The stock market fared well in November, and the S&P 500 (SNPINDEX: ^GSPC) index rose by 8.9% in 30 days. However, Confluent (CFLT 1.71%) missed the memo. Shares of the data-streaming technology expert fell 26.6% in November 2023, according to data from S&P Global Market Intelligence. The big drop sprung from Confluent's third-quarter earnings report at the very start of the month, or rather, from management's market forecast in that report.

Why did Confluent miss the November rally?

There was nothing wrong with the data mover's earnings report. The average analyst expected break-even earnings on sales near $195 million. The actual results exceeded these targets, as the bottom line swung from a net loss of $0.13 per share to positive earnings of $0.02 per share. Revenues rose 32% year over year, landing at $200 million.

That was not the problem here. Instead, many Confluent investors headed for the exits after the earnings call, where management issued revenue guidance below the Street projections at the time.

Fourth-quarter sales were aimed at roughly $205 million, merely 22% above the same period in 2022. The consensus view among analysts at the time was approximately $213 million. The core issue lies with two of Confluent's largest customers, one of whom is moving operations from cloud servers to in-house data centers, and the other is being acquired. In both cases, these critical Confluent customers will use less of the company's data-streaming services going forward.
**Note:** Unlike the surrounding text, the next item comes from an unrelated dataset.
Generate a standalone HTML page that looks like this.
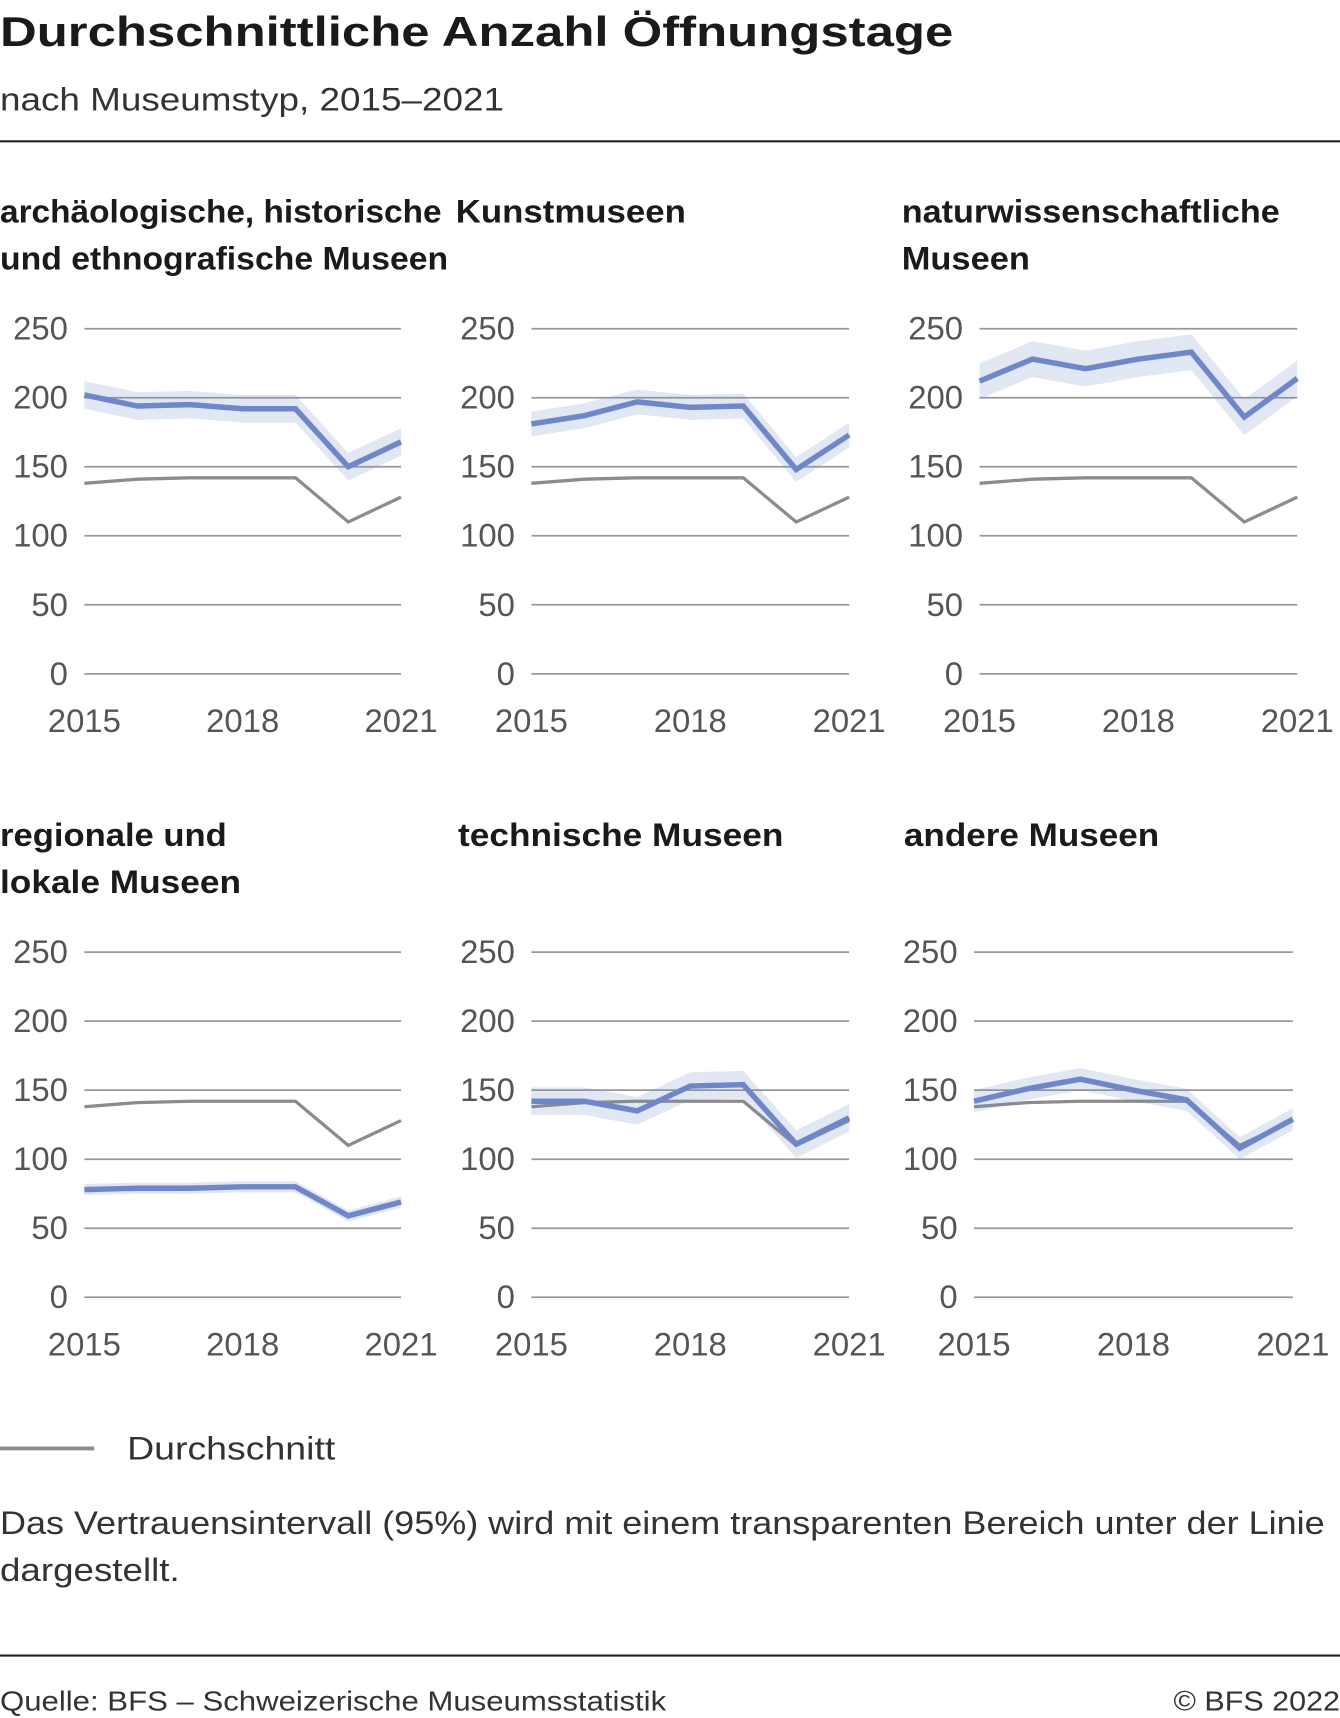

Confluent's stock price closed a jaw-dropping 42% lower the next day. Analysts were quick to issue bullish reports, calling the stock a buy at these bargain-basement prices, even though many also lowered their target prices for the stock. Despite this rush of analyst support, the damage was done, and Confluent still experienced a substantial price drop in November as a whole.

Where will Confluent stock go from here?

So Confluent is losing some low-hanging fruit in the form of existing mega-customers, but the company is still growing at a breakneck pace and exploring a massive untapped market. Data streams managed by Confluent's Kafka software play essential roles in high-growth market segments, such as the Internet of Things, Web3, and real-time data analytics, and management sees a global market worth $60 billion of annual revenues. The company has captured roughly 1% of that opportunity so far. Even a modest long-term market share of 10% to 20% would represent a spectacular boost to Confluent's business.

Confluent's revenues are lumpy due to the company's small size, so the status of one or two important contracts can unleash exaggerated market reactions from time to time. But the fundamental story is still the same: Confluent's innovative data delivery solutions are in high demand, and the business opportunity should only grow as the aforementioned technology trends play out.

Long story short, I see this price drop as a wide-open buying window for Confluent stock.